◆ **STATED EXERCISE**
Return only the lines between the line holding "Write a Python" and the line holding "import plotly.graph_objects as go", the two boundary lines included, exactly as they appear.

◆ **ENTRIES SHOWN**
--- Begin ---
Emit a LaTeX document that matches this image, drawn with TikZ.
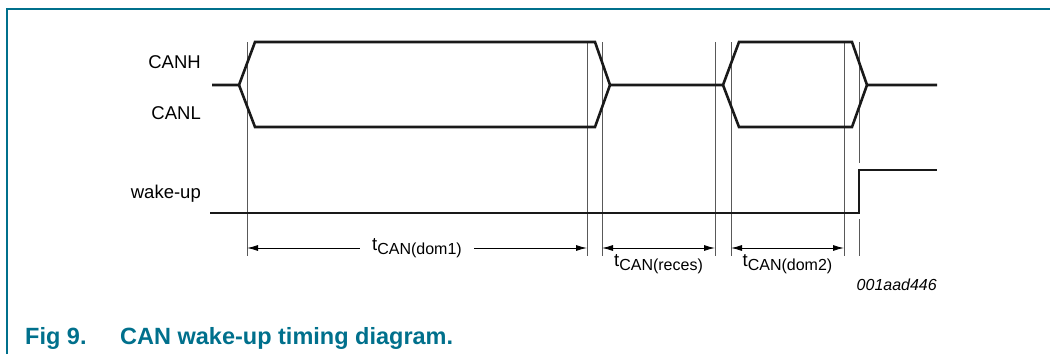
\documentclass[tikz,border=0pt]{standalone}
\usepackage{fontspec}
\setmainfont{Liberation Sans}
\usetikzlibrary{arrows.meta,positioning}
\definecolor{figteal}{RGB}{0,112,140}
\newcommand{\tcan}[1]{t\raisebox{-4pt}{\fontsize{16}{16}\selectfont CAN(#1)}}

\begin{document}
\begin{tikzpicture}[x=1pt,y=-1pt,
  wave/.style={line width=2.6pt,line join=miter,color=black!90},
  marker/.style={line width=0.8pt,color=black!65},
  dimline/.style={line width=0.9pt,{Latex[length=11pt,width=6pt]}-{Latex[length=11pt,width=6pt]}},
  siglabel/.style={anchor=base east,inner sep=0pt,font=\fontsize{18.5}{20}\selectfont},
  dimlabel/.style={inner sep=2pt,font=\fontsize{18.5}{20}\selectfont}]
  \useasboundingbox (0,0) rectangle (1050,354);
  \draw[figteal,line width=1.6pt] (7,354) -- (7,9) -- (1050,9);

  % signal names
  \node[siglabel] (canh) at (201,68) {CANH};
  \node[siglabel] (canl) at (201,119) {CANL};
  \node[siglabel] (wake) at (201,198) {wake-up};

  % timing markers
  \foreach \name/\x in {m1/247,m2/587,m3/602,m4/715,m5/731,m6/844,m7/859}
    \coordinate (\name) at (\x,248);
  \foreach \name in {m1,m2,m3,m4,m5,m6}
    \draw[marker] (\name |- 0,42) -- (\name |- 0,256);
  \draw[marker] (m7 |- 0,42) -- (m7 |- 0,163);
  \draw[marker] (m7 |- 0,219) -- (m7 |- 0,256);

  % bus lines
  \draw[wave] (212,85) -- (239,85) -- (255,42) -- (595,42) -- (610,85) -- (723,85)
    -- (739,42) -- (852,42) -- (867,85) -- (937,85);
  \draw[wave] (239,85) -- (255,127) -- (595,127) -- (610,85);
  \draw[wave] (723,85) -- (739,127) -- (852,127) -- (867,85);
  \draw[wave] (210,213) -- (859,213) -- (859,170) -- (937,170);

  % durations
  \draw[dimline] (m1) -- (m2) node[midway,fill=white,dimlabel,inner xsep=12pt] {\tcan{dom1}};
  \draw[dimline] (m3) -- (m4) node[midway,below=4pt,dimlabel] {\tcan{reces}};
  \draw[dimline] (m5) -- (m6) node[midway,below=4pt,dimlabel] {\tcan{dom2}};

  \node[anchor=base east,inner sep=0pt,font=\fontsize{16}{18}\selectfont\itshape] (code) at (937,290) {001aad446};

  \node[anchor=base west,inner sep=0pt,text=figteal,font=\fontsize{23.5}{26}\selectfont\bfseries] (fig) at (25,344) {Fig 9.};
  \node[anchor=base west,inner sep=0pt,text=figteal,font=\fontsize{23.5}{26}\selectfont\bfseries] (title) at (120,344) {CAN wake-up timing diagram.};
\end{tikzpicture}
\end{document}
--- End ---
--- Begin ---
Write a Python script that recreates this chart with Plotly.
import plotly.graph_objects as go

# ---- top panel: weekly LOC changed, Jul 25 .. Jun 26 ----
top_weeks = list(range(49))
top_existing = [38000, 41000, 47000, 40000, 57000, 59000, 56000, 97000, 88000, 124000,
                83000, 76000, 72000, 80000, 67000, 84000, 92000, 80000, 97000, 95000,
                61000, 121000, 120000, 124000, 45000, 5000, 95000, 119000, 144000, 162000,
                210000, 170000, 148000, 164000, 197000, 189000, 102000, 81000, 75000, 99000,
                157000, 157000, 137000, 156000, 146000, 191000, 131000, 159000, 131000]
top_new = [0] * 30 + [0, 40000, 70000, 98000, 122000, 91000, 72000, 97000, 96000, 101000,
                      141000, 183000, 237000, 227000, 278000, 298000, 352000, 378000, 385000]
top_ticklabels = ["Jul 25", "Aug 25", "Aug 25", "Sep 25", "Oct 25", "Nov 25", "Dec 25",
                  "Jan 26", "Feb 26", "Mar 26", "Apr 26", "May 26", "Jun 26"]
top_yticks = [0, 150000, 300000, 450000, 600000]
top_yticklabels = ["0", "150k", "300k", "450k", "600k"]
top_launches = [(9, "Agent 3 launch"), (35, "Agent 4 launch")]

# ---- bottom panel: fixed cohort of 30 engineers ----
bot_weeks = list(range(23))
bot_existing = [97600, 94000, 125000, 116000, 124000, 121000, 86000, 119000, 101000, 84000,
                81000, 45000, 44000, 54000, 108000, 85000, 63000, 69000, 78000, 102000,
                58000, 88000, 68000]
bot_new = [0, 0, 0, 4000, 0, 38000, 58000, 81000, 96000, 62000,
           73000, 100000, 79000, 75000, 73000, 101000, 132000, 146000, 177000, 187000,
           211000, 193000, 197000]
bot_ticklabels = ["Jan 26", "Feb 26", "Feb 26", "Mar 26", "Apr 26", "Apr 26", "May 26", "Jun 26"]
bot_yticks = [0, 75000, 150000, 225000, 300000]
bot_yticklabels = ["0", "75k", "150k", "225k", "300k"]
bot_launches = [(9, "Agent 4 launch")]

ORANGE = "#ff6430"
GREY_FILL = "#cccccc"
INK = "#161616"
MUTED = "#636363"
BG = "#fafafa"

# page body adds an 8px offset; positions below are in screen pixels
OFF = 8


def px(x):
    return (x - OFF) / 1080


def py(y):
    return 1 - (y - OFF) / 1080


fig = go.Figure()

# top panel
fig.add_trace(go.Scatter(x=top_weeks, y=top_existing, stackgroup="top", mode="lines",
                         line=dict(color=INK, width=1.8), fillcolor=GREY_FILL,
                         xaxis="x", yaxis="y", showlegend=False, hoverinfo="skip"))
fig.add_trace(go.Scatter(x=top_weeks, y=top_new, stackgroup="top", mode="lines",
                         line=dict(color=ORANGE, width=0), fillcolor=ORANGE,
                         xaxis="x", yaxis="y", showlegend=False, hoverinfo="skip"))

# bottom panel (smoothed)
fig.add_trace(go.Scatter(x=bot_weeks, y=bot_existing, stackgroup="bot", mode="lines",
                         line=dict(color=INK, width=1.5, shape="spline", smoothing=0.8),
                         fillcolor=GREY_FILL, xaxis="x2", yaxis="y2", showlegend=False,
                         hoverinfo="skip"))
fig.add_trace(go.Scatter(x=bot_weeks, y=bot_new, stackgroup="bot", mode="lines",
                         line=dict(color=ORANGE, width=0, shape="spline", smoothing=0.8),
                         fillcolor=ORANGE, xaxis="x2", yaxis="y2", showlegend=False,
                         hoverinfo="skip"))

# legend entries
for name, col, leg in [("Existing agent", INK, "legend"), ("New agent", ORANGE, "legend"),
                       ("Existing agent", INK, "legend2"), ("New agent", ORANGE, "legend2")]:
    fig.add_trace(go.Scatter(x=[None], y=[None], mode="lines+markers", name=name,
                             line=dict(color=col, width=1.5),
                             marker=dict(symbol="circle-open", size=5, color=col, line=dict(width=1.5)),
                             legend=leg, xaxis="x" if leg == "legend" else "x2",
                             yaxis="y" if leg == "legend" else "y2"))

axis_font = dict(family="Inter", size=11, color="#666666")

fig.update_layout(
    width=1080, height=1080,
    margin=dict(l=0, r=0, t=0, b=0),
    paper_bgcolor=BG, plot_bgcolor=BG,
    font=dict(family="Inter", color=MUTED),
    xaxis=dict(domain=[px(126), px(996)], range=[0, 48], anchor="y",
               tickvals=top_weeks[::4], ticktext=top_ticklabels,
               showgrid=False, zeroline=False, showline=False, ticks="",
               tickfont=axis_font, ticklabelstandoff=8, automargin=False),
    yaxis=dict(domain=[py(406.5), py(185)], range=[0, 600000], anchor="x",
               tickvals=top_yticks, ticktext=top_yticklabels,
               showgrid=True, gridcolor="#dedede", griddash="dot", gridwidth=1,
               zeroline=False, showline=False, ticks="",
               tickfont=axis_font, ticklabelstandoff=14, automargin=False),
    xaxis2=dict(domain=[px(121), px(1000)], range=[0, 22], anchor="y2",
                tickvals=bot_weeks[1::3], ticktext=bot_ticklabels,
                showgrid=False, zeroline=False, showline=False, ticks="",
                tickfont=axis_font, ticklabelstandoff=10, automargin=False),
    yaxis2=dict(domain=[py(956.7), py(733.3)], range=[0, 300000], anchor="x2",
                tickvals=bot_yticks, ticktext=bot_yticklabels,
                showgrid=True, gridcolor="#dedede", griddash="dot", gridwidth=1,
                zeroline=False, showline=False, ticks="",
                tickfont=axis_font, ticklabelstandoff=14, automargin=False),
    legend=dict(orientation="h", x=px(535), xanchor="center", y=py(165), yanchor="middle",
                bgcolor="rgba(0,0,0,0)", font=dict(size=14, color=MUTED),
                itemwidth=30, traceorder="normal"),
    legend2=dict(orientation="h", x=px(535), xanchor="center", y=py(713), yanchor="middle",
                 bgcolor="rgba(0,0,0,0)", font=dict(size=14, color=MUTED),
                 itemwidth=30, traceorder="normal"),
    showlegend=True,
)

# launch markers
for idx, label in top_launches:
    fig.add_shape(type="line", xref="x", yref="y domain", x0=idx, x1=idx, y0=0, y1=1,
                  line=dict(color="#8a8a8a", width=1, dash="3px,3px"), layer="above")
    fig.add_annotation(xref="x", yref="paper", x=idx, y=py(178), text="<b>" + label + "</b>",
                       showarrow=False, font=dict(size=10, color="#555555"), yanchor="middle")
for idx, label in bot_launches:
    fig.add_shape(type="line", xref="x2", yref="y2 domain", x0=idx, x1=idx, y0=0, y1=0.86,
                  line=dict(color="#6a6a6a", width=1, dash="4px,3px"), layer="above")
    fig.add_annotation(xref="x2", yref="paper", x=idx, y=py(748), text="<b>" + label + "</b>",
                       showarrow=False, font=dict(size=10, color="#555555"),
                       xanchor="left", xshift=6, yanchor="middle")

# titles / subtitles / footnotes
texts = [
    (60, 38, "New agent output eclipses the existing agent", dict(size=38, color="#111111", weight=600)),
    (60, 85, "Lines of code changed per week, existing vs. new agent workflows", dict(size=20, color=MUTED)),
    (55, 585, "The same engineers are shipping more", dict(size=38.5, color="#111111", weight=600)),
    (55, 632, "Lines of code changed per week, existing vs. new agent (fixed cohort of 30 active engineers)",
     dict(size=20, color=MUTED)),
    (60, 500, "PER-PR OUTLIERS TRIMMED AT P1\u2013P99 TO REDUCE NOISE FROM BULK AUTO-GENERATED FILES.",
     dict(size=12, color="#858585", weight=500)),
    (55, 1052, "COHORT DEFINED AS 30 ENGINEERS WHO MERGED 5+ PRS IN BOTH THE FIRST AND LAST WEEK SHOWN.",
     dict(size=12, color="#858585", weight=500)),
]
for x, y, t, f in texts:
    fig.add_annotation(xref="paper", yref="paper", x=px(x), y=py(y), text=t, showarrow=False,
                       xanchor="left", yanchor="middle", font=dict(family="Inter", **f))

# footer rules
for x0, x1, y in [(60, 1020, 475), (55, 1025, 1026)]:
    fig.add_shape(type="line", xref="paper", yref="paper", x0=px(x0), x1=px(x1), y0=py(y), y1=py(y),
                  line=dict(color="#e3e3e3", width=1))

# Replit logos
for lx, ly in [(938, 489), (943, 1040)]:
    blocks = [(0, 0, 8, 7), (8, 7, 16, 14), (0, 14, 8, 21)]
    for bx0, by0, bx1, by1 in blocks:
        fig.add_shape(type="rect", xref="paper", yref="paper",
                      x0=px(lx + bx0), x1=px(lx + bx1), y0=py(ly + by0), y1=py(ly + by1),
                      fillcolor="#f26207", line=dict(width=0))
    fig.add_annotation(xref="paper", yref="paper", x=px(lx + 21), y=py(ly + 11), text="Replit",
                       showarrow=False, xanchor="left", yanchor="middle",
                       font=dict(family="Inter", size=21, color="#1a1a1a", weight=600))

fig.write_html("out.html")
--- End ---
◆ **RESULT**
Write a Python script that recreates this chart with Plotly.
import plotly.graph_objects as go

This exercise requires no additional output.